According to the United States Census Bureau, the Lyle CDP has a total area of 1.8 sqkm, all of it land. Behind the town, most of the land consists of hills leading to a large plateau that is commonly found in south-central Washington.

===Climate===
This region experiences warm (but not hot) and dry summers, with no average monthly temperatures above 71.6 F. According to the Köppen Climate Classification system, Lyle has a warm-summer Mediterranean climate, abbreviated "Csb" on climate maps.

== Demographics ==

Lyle first appeared as a census designated place in the 2000 U.S. census.

Historical population
| Census | Pop. | Note | %± |
| 2000 | 530 |  | — |
| 2010 | 499 |  | −5.8% |
| 2020 | 518 |  | 3.8% |
U.S. Decennial Census 1990 2000 2010 2020

===Racial and ethnic composition===

Lyle CDP, Washington – Racial and ethnic composition Note: the US Census treats Hispanic/Latino as an ethnic category. This table excludes Latinos from the racial categories and assigns them to a separate category. Hispanics/Latinos may be of any race.
| Race / Ethnicity (NH = Non-Hispanic) | Pop 2000 | Pop 2010 | Pop 2020 | % 2000 | % 2010 | % 2020 |
|---|---|---|---|---|---|---|
| White alone (NH) | 449 | 455 | 408 | 84.72% | 91.18% | 78.76% |
| Black or African American alone (NH) | 0 | 0 | 3 | 0.00% | 0.00% | 0.58% |
| Native American or Alaska Native alone (NH) | 8 | 9 | 18 | 1.51% | 1.80% | 3.47% |
| Asian alone (NH) | 5 | 3 | 1 | 0.94% | 0.60% | 0.19% |
| Native Hawaiian or Pacific Islander alone (NH) | 2 | 1 | 3 | 0.38% | 0.20% | 0.58% |
| Other race alone (NH) | 6 | 3 | 3 | 1.13% | 0.60% | 0.58% |
| Mixed race or Multiracial (NH) | 20 | 11 | 43 | 3.77% | 2.20% | 8.30% |
| Hispanic or Latino (any race) | 40 | 17 | 39 | 7.55% | 3.41% | 7.53% |
| Total | 530 | 499 | 518 | 100.00% | 100.00% | 100.00% |

===2000 census===
As of the census of 2000, there were 530 people, 221 households, and 152 families residing in the CDP. The population density was 156.5 people per square mile (60.4/km^{2}).
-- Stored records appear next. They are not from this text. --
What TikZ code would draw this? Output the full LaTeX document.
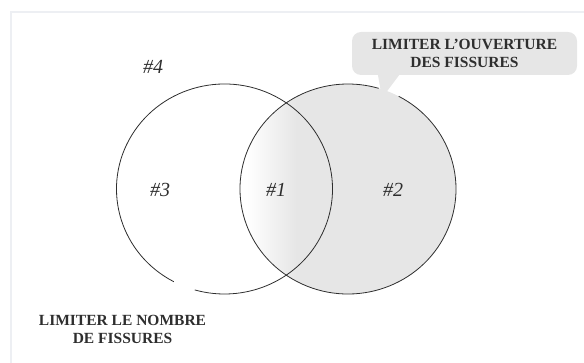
\documentclass[tikz,border=0pt]{standalone}
\usepackage{fontspec}
\setmainfont{Liberation Serif}
\usetikzlibrary{positioning}
\usepackage{xcolor}
\definecolor{setgray}{HTML}{E6E6E6}
\definecolor{inkgray}{HTML}{2E2E2E}
\definecolor{framegray}{HTML}{EDEFF3}
\pgfdeclarehorizontalshading{crackfade}{100bp}{color(0bp)=(white); color(26.5bp)=(white); color(38bp)=(setgray); color(100bp)=(setgray)}

\begin{document}
\begin{tikzpicture}[
x=1pt, y=-1pt,
ring/.style={draw=inkgray, line width=0.8pt},
num/.style={text=inkgray, font=\fontsize{20}{22}\selectfont\itshape},
caption/.style={text=inkgray, align=center, font=\fontsize{15.5}{18}\selectfont\bfseries},
bubble/.style={caption, fill=setgray, rounded corners=9pt, minimum width=225pt, minimum height=43pt, inner sep=0pt},
]
\useasboundingbox (0,0) rectangle (584,363);
% frame
\draw[framegray, line width=1.2pt] (11,363) -- (11,12) -- (584,12);

% sets
\coordinate (cL) at (224.5,189);
\coordinate (cR) at (348,189);
\shade[shading=crackfade] (cR) ellipse[x radius=108, y radius=105];
\draw[ring] ([shift={(118:108 and 105)}]cL) arc[start angle=118, end angle=466, x radius=108, y radius=105];
\draw[ring] ([shift={(-62:108 and 105)}]cR) arc[start angle=-62, end angle=286.5, x radius=108, y radius=105];

% nodes
\node[num] (n4) at (153,67) {\#4};
\node[num] (n3) at (160,190) {\#3};
\node[num] (n1) at (276,190) {\#1};
\node[num] (n2) at (393,190) {\#2};
\node[bubble] (open) at (464.5,53.5) {LIMITER L’OUVERTURE\\DES FISSURES};
\node[caption] (count) at (122.5,329) {LIMITER LE NOMBRE\\DE FISSURES};

% pointer
\coordinate (tip) at (382,98);
\fill[setgray] ([xshift=26pt,yshift=1pt]open.south west) -- (tip) -- ([xshift=48pt,yshift=1pt]open.south west) -- cycle;
\end{tikzpicture}
\end{document}
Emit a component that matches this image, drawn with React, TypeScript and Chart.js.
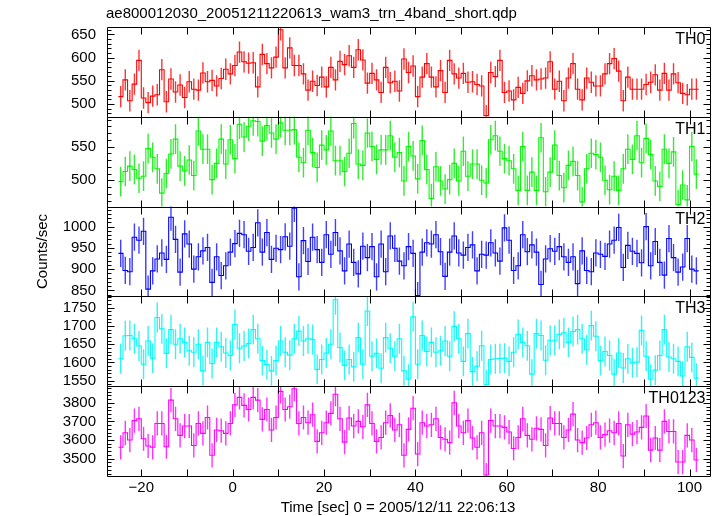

There were 260 housing units at an average density of 76.8/sq mi (29.6/km^{2}). The racial makeup of the CDP was 87.55% White, 1.89% Native American, 0.94% Asian, 0.38% Pacific Islander, 4.91% from other races, and 4.34% from two or more races. Hispanic or Latino of any race were 7.55% of the population.

There were 221 households, out of which 31.7% had children under the age of 18 living with them, 51.6% were married couples living together, 13.1% had a female householder with no husband present, and 30.8% were non-families. 25.8% of all households were made up of individuals, and 12.2% had someone living alone who was 65 years of age or older. The average household size was 2.34 and the average family size was 2.76.

In the CDP, the population was spread out, with 26.8% under the age of 18, 7.4% from 18 to 24, 25.1% from 25 to 44, 25.3% from 45 to 64, and 15.5% who were 65 years of age or older. The median age was 41 years. For every 100 females, there were 100.0 males. For every 100 females age 18 and over, there were 99.0 males.

The median income for a household in the CDP was $33,438, and the median income for a family was $40,083. Males had a median income of $37,292 versus $25,500 for females. The per capita income for the CDP was $17,355. About 8.1% of families and 11.6% of the population were below the poverty line, including 8.2% of those under age 18 and 20.6% of those age 65 or over.